The need is urgent, and the benefits are immense. The U.S. invests among the lowest amount in child care compared to its peer nations, which leaves families with a bill that is too high for most. The Women’s Bureau report found that child care costs in every county in the United States exceed the affordability threshold of seven percent of family median income. Infant care costs more than in-state college tuition in more than 25 states. Parents are paying as much or more than their rent or mortgage for this level of child care because it takes a lot of people to provide adequate child care. Depending on state regulations, one teacher can take care of as many as 30 kindergarteners. Still, teacher-student ratios are much lower for younger children, with one teacher only being able to care for four, five, or six infants or toddlers at a time. Despite the demands on their labor and the skill set required, many child care providers and teachers make poverty wages.
Although the federal government does provide states with funds to help very low-income families pay for child care, the program is woefully underfunded. Publicly funded child care subsidies must be retooled to reach the eight million children who qualify for them. Right now, the money only helps two million children, a mere 25 percent of qualifying kids.
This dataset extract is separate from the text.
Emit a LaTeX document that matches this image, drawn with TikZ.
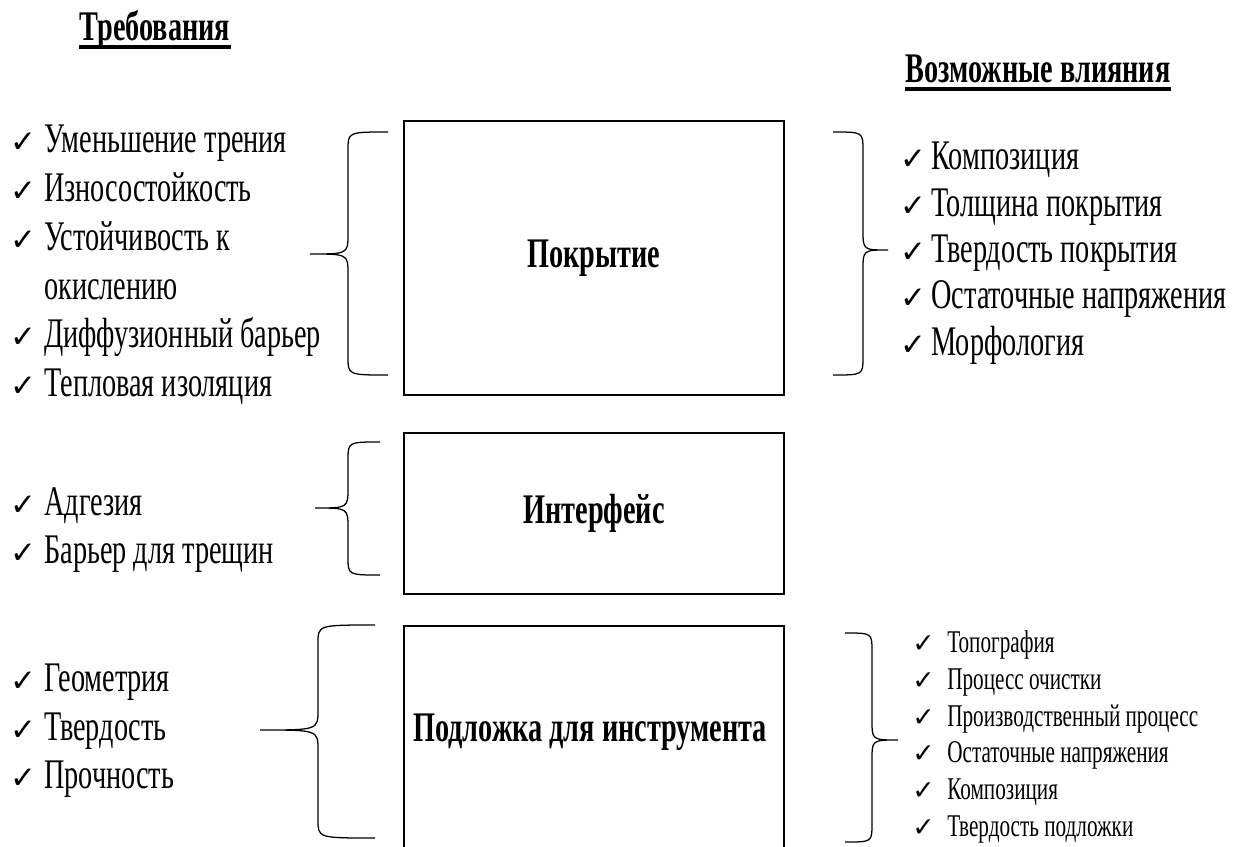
\documentclass[tikz,border=0pt]{standalone}
\usepackage{fontspec}
\setmainfont{Liberation Serif}[FakeStretch=0.67]
\newfontfamily\symfont{DejaVu Sans}
\usetikzlibrary{positioning}

\newcommand{\chk}[1][22]{{\symfont\fontsize{#1}{#1}\selectfont ✓}}
% brace: end x, spine x, tip x, top y, middle y, bottom y
\newcommand{\drawbrace}[6]{%
  \draw[brc] (#1,#4) .. controls (#2,#4) .. (#2,#4-0.45)
    -- (#2,#5+0.5) .. controls (#2,#5) .. (#3,#5)
    .. controls (#2,#5) .. (#2,#5-0.5)
    -- (#2,#6+0.45) .. controls (#2,#6) .. (#1,#6);
}

\begin{document}
\begin{tikzpicture}[
    box/.style={draw, line width=1.2pt, minimum width=9.5cm, inner sep=0pt},
    boxtxt/.style={font=\fontsize{30}{34}\selectfont\bfseries},
    head/.style={font=\fontsize{30}{34}\selectfont\bfseries, inner sep=0pt, anchor=base},
    uline/.style={line width=2.4pt},
    lst/.style={anchor=west, inner sep=0pt, align=left},
    brc/.style={line width=0.9pt}
]
\clip (0,0) rectangle (31.2,-21.15);

% headings
\node[head] (reqtitle) at (3.875,-1.0) {Требования};
\draw[uline] ([yshift=-5pt]reqtitle.base west) -- ([yshift=-5pt]reqtitle.base east);
\node[head] (efftitle) at (25.95,-2.05) {Возможные влияния};
\draw[uline] ([yshift=-5pt]efftitle.base west) -- ([yshift=-5pt]efftitle.base east);

% layers
\node[box, minimum height=6.85cm] (cov) at (14.85,-6.45) {};
\node[boxtxt] (covtxt) at (cov.center) {Покрытие};
\node[box, minimum height=4.025cm] (intf) at (14.85,-12.8375) {};
\node[boxtxt] (intftxt) at (intf.center) {Интерфейс};
\node[box, minimum height=6.5cm, anchor=north] (sub) at (14.85,-15.625) {};
\node[boxtxt] (subtxt) at (14.75,-18.3) {Подложка для инструмента};

% requirements
\node[lst, font=\fontsize{30}{34.7}\selectfont] (reqcov) at (0.25,-6.625) {%
  \begin{tabular}{@{}p{0.85cm}@{}l@{}}
  \chk & Уменьшение трения\\
  \chk & Износостойкость\\
  \chk & Устойчивость к\\
       & окислению\\
  \chk & Диффузионный барьер\\
  \chk & Тепловая изоляция
  \end{tabular}};
\node[lst, font=\fontsize{30}{34.2}\selectfont] (reqint) at (0.25,-13.25) {%
  \begin{tabular}{@{}p{0.85cm}@{}l@{}}
  \chk & Адгезия\\
  \chk & Барьер для трещин
  \end{tabular}};
\node[lst, font=\fontsize{30}{34.5}\selectfont] (reqsub) at (0.25,-18.26) {%
  \begin{tabular}{@{}p{0.85cm}@{}l@{}}
  \chk & Геометрия\\
  \chk & Твердость\\
  \chk & Прочность
  \end{tabular}};

% influences
\node[lst, font=\fontsize{30}{33}\selectfont] (effcov) at (22.5,-6.33) {%
  \begin{tabular}{@{}p{0.78cm}@{}l@{}}
  \chk & Композиция\\
  \chk & Толщина покрытия\\
  \chk & Твердость покрытия\\
  \chk & Остаточные напряжения\\
  \chk & Морфология
  \end{tabular}};
\node[lst, font=\fontsize{22.5}{26.2}\selectfont] (effsub) at (22.8,-18.43) {%
  \begin{tabular}{@{}p{0.875cm}@{}l@{}}
  \chk[19] & Топография\\
  \chk[19] & Процесс очистки\\
  \chk[19] & Производственный процесс\\
  \chk[19] & Остаточные напряжения\\
  \chk[19] & Композиция\\
  \chk[19] & Твердость подложки
  \end{tabular}};

% braces
\drawbrace{9.7}{8.7}{7.75}{-3.3}{-6.35}{-9.375}
\drawbrace{20.825}{21.575}{22.2}{-3.3}{-6.25}{-9.375}
\drawbrace{9.5}{8.7}{7.875}{-11.05}{-12.7}{-14.375}
\drawbrace{9.375}{7.95}{6.5}{-15.625}{-18.25}{-20.95}
\drawbrace{21.125}{21.8}{22.45}{-15.825}{-18.5}{-21.05}
\end{tikzpicture}
\end{document}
An affordable, high-quality, universal child care infrastructure with a well-paid, well-trained care workforce is urgently needed for families with young children. The money to kick start this effort exists: for instance, many states and localities haven’t allocated or spent all of the $350 billion in federal funds from the American Rescue Plan—money that must be allocated by the end of 2024* and spent by 2026.
While this isn’t enough funding to build and sustain a universal care infrastructure, it is a starting point to show what’s possible.
Conclusion
The eviction crisis in America has far-reaching repercussions, especially for Black women and their families. The intersection of racist policy, eviction, and inadequate access to child care has helped craft a dire reality for the health and well-being of Black communities. Solutions to this problem exist, but they require both immediate and long-term attention. Programs like Philadelphia’s Eviction Diversion Program, universal right-to-counsel laws, guaranteed income, good jobs with living wages and reasonable hours, and family-supportive policies would significantly reduce the number of annual evictions and thwart the subsequent harmful effects. Building a robust and universal care infrastructure will also play a pivotal role in preventing many evictions from occurring in the first place. It's time for policymakers to reevaluate and realign their priorities, ensuring everyone, particularly the most marginalized, has access to safe, affordable, stable housing.
*A previous version of this post stated that ARPA funds needed to be allocated by the end of 2023. They must be obligated by December 31, 2024.